START Data shown
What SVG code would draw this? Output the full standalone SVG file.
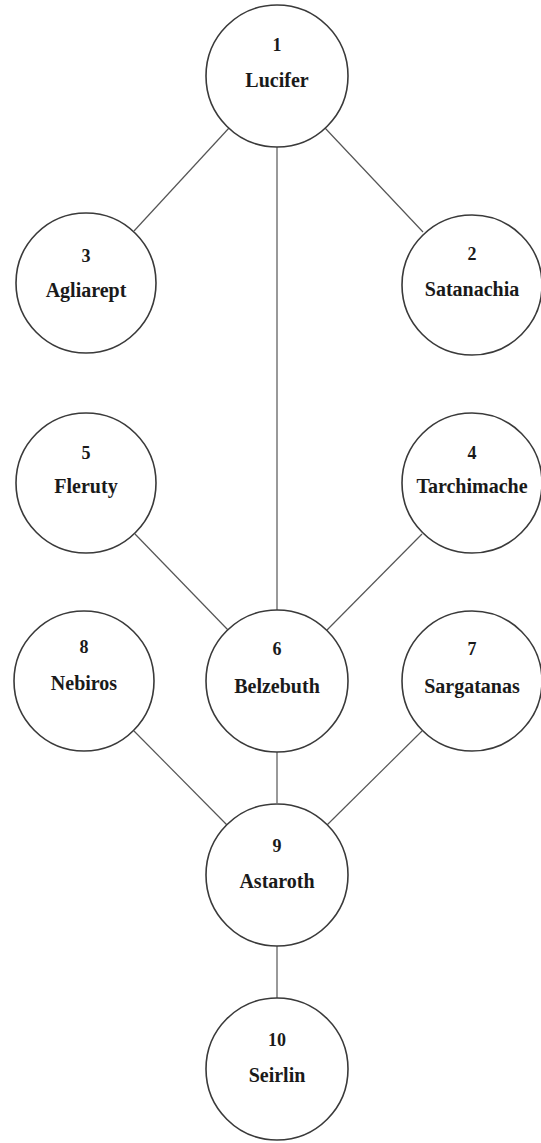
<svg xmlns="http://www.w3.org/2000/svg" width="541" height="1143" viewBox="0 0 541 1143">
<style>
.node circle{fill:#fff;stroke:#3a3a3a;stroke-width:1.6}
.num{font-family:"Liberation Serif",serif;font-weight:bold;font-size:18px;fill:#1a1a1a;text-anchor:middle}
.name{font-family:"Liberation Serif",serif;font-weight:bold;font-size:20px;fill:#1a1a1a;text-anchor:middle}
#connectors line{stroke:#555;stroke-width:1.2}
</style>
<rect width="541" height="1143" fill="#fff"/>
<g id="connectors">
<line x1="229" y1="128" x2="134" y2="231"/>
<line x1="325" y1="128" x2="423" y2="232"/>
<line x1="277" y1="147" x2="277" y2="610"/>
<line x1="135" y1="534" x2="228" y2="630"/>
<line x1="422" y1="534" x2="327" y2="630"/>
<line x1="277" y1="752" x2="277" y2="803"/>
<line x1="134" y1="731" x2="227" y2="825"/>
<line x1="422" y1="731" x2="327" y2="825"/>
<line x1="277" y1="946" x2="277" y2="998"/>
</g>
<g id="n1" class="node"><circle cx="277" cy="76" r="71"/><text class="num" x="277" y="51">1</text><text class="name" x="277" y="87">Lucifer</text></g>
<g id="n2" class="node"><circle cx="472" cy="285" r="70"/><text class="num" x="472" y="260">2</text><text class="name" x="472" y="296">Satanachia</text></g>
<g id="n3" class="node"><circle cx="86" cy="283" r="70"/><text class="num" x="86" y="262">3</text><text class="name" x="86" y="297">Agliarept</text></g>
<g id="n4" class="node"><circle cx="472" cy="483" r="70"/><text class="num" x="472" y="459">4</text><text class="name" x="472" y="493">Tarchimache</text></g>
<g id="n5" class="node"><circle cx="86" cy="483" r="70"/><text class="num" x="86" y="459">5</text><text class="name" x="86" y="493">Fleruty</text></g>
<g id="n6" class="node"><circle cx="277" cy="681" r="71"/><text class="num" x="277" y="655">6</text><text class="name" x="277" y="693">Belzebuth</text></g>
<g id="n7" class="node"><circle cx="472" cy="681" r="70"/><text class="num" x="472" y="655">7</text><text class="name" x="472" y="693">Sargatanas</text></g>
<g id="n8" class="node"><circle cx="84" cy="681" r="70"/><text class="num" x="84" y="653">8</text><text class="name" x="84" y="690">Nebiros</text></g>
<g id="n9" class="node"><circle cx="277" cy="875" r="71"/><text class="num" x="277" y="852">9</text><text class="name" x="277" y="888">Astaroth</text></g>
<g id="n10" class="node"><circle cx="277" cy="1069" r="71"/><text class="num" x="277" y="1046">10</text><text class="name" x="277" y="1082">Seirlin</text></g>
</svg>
END Data shown
START Data shown
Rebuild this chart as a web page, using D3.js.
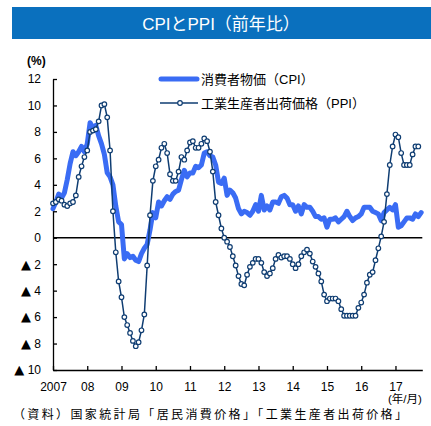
END Data shown
START Data shown
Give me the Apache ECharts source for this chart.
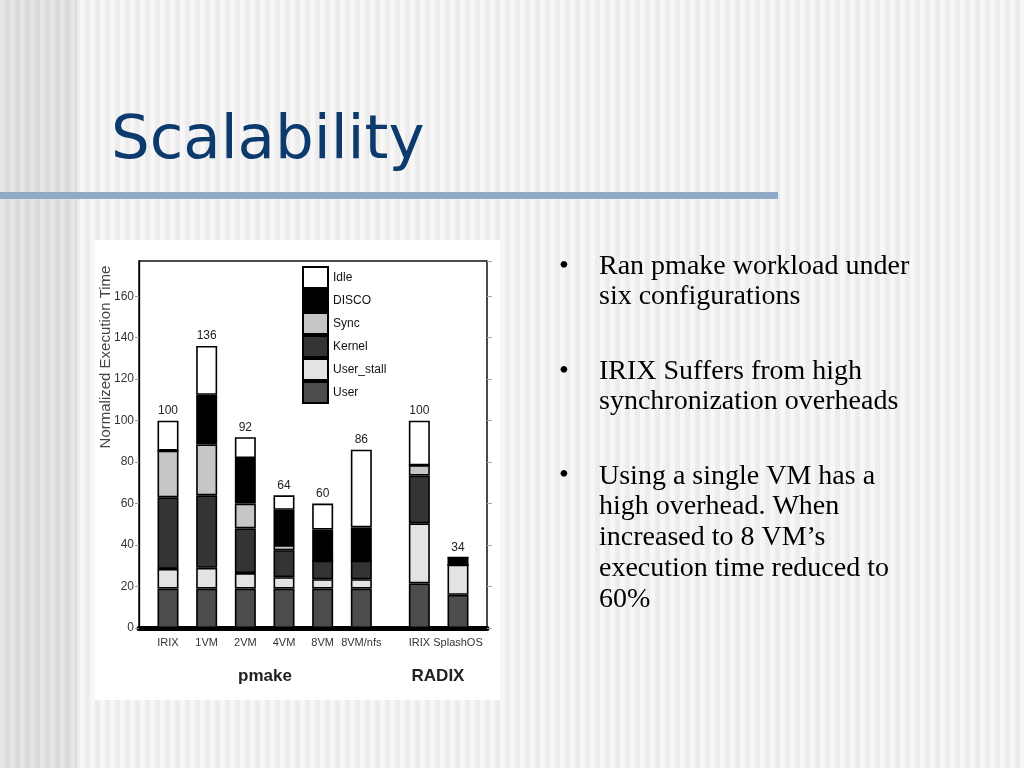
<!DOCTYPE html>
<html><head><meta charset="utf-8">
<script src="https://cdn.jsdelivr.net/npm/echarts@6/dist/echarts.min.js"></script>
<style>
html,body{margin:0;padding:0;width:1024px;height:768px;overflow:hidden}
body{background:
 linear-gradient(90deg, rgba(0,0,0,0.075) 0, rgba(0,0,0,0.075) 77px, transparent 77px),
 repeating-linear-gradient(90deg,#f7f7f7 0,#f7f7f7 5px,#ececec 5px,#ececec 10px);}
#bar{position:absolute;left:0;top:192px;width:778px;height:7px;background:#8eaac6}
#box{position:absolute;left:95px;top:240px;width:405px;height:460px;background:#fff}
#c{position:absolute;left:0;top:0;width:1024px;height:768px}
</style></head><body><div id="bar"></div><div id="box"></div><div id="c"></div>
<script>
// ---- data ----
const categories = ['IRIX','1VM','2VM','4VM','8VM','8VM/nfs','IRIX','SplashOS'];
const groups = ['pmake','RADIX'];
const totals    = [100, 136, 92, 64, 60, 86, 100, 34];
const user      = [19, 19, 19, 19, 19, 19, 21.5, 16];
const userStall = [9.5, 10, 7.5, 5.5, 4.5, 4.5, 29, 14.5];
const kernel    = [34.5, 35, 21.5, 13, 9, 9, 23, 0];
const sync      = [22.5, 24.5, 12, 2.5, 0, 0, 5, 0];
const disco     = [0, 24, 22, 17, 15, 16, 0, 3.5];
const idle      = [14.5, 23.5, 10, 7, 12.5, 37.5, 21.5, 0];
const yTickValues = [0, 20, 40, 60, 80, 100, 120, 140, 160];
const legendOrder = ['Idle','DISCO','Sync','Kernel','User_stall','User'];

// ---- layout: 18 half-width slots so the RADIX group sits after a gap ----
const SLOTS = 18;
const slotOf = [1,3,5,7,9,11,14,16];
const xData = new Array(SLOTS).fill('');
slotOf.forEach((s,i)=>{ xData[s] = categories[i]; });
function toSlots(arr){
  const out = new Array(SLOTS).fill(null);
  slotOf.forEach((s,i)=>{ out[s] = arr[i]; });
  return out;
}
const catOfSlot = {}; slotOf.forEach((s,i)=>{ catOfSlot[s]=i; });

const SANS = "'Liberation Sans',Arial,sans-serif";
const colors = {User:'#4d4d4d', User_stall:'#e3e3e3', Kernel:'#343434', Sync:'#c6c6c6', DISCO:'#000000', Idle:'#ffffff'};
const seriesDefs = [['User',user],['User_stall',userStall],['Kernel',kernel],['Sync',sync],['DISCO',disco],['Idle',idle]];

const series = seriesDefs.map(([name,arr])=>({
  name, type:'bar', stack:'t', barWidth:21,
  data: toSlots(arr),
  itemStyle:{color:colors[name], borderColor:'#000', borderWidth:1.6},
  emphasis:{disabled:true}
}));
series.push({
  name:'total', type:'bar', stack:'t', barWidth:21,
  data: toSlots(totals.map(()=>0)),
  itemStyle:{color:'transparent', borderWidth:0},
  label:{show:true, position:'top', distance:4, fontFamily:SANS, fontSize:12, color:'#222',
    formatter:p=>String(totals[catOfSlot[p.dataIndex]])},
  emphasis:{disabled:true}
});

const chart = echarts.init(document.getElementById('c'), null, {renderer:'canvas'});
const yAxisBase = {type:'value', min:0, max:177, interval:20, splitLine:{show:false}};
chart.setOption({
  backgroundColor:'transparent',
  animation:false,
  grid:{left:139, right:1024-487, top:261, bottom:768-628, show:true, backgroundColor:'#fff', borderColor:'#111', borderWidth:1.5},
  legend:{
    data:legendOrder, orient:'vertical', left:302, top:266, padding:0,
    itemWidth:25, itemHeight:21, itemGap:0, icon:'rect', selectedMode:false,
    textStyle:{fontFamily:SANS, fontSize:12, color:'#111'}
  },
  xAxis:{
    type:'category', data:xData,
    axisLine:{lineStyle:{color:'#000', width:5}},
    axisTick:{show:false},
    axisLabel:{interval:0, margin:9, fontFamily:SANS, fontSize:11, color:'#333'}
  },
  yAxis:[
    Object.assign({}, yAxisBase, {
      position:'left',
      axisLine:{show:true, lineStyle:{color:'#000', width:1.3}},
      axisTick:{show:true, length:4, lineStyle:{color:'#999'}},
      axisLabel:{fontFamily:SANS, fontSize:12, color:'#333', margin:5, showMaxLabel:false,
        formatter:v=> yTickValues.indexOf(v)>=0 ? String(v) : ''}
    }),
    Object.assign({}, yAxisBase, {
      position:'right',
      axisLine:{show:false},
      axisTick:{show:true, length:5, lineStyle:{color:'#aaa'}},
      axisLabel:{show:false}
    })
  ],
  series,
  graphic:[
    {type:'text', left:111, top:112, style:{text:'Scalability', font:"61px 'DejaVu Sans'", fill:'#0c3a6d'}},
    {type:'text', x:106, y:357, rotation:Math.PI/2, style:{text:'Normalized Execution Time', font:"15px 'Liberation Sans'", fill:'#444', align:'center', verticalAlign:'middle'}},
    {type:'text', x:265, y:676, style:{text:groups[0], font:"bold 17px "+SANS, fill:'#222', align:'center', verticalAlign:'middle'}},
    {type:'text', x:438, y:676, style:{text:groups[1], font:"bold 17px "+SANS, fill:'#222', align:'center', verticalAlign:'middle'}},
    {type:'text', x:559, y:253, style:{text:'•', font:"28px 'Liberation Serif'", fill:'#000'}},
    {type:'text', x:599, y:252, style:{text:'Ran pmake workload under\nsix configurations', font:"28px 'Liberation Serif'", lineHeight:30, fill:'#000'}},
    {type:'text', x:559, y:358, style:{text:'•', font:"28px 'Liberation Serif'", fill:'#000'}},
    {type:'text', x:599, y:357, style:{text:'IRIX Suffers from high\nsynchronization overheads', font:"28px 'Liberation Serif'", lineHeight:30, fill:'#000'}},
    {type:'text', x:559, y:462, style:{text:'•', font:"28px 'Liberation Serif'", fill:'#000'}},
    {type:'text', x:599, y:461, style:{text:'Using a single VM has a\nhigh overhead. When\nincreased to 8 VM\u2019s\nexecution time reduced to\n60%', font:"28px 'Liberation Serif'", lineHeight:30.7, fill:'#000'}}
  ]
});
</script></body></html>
END Data shown
**Given problem**
Read through the entries and copy every line that includes "this".

**Result below**
What SVG code would draw this? Output the full standalone SVG file.
Rebuild this chart as a web page, using D3.js.
Give me the Apache ECharts source for this chart.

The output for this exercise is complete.